We recall that there is an analogy between the absolute Galois group and the etale fundamental group in the case when there is no ramification. Therefore, in the case of function fields, the corresponding statement of unramified global class field theory may be stated as

$\displaystyle \pi_{1}(X,\overline{\eta})^{\mathrm{ab}}\times_{\widehat{\mathbb{Z}}}\mathbb{Z}\xrightarrow{\sim} \mathrm{Pic}(\mathbb{F}_{q})$

where $\pi_{1}(X,\overline{\eta})$ is the etale fundamental group of $X$, a profinite quotient of $\mathrm{Gal}(\overline{F}/F)$ through which its action factors ($\overline{\eta}$ here serves as the basepoint, which is needed to define the etale fundamental group). The Picard scheme $\mathrm{Pic}$ is the scheme such that for any scheme $S$ its $S$ points $\mathrm{Pic}(S)$ correspond to the isomorphism classes of line bundles on $X\times S$. This is analogous to the ideal class group.
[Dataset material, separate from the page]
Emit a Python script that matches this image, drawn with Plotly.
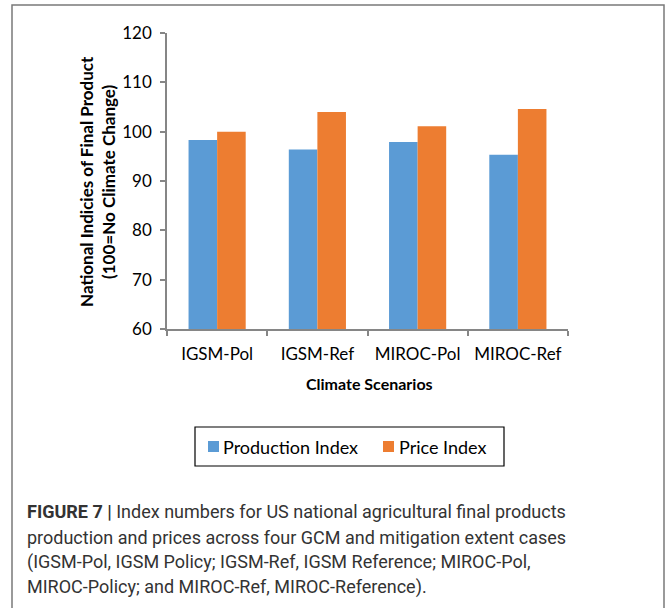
import plotly.graph_objects as go

categories = ["IGSM-Pol", "IGSM-Ref", "MIROC-Pol", "MIROC-Ref"]
production_index = [98.3, 96.4, 97.9, 95.3]
price_index = [100.0, 104.0, 101.1, 104.6]
y_ticks = [60, 70, 80, 90, 100, 110, 120]
series_names = ["Production Index", "Price Index"]
caption_lines = [
    "<b>FIGURE 7 |</b> Index numbers for US national agricultural final products",
    "production and prices across four GCM and mitigation extent cases",
    "(IGSM-Pol, IGSM Policy; IGSM-Ref, IGSM Reference; MIROC-Pol,",
    "MIROC-Policy; and MIROC-Ref, MIROC-Reference).",
]

BLUE = "#5B9BD5"
ORANGE = "#ED7D31"
AXIS = "#868686"
FONT = "Lato, 'Open Sans', sans-serif"
CAP_FONT = "Roboto, sans-serif"

W, H = 667, 608
L, R, T, B = 167, 568, 33, 329


def px(x):
    return (x - L) / (R - L)


def py(y):
    return (B - y) / (B - T)


fig = go.Figure()
fig.add_trace(go.Bar(x=categories, y=production_index, name=series_names[0],
                     marker=dict(color=BLUE, line=dict(width=0))))
fig.add_trace(go.Bar(x=categories, y=price_index, name=series_names[1],
                     marker=dict(color=ORANGE, line=dict(width=0))))

shapes = []
annotations = []

# outer frame
shapes.append(dict(type="rect", xref="paper", yref="paper",
                   x0=px(12), x1=px(664), y0=py(612), y1=py(5),
                   line=dict(color="#7a7a7a", width=1.5), fillcolor="rgba(0,0,0,0)"))

# legend box
shapes.append(dict(type="rect", xref="paper", yref="paper",
                   x0=px(195), x1=px(504), y0=py(466), y1=py(427),
                   line=dict(color="#000000", width=1.2), fillcolor="white"))
shapes.append(dict(type="rect", xref="paper", yref="paper",
                   x0=px(208), x1=px(219), y0=py(452), y1=py(441),
                   line=dict(width=0), fillcolor=BLUE))
shapes.append(dict(type="rect", xref="paper", yref="paper",
                   x0=px(383), x1=px(394), y0=py(452), y1=py(441),
                   line=dict(width=0), fillcolor=ORANGE))
annotations.append(dict(xref="paper", yref="paper", x=px(221), y=py(446.5),
                        xanchor="left", yanchor="middle", showarrow=False,
                        text=series_names[0], font=dict(family=FONT, size=18, color="#000")))
annotations.append(dict(xref="paper", yref="paper", x=px(397), y=py(446.5),
                        xanchor="left", yanchor="middle", showarrow=False,
                        text=series_names[1], font=dict(family=FONT, size=18, color="#000")))

# axis titles
annotations.append(dict(xref="paper", yref="paper", x=px(369), y=py(383),
                        xanchor="center", yanchor="middle", showarrow=False,
                        text="<b>Climate Scenarios</b>", font=dict(family=FONT, size=16, color="#000")))
annotations.append(dict(xref="paper", yref="paper", x=px(97), y=py(182),
                        xanchor="center", yanchor="middle", showarrow=False, textangle=-90,
                        text="<b>National Indicies of Final Product<br>(100=No Climate Change)</b>",
                        font=dict(family=FONT, size=17, color="#000")))

# caption
cap_y = [511, 537, 562, 587]
for line, yy in zip(caption_lines, cap_y):
    annotations.append(dict(xref="paper", yref="paper", x=px(25), y=py(yy),
                            xanchor="left", yanchor="middle", showarrow=False,
                            text=line, font=dict(family=CAP_FONT, size=18, color="#333333")))

fig.update_layout(
    width=W, height=H,
    margin=dict(l=L, r=W - R, t=T, b=H - B, autoexpand=False),
    paper_bgcolor="white", plot_bgcolor="white",
    barmode="group", bargap=0.43, bargroupgap=0,
    showlegend=False,
    shapes=shapes, annotations=annotations,
    font=dict(family=FONT, color="#000"),
)
fig.update_xaxes(
    showline=True, linecolor=AXIS, linewidth=1.5,
    ticks="outside", tickson="boundaries", ticklen=5, tickcolor=AXIS, tickwidth=1.5,
    tickfont=dict(family=FONT, size=17, color="#000"),
    ticklabelstandoff=9,
    showgrid=False, fixedrange=True,
)
fig.update_yaxes(
    range=[60, 120], tickvals=y_ticks,
    showline=True, linecolor=AXIS, linewidth=1.5,
    ticks="outside", ticklen=5, tickcolor=AXIS, tickwidth=1.5,
    tickfont=dict(family=FONT, size=17, color="#000"),
    ticklabelstandoff=5,
    showgrid=False, zeroline=False, fixedrange=True,
)

fig.write_html("out.html", config={"displayModeBar": False},
               post_script="document.body.style.margin='0';")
Taking the fiber product with $\mathbb{Z}$ is analogous to taking the Weil group (see also Weil-Deligne Representations and The Local Langlands Correspondence for General Linear Groups).

The global Langlands correspondence, in the case of $\mathrm{GL}_{1}$, is a restatement of this in terms of maps from each side to some field (we will take this field to be $\overline{\mathbb{Q}}_{\ell}$). It states that there is a bijection between characters $\sigma:\pi_{1}(X,\overline{\eta})\to \overline{\mathbb{Q}}_{\ell}^{\times}$, and $\chi:\mathrm{Pic}(\mathbb{F}_{q})/a^{\mathbb{Z}}\to \overline{\mathbb{Q}}_{\ell}^{\times}$ where $a$ is any element of $\mathrm{Pic}(\mathbb{F}_{q})$ of nonzero degree. Again this is merely a restatement of unramified global class field theory, and nothing has changed in its content. However, this restatement points to us the way in which it may be generalized.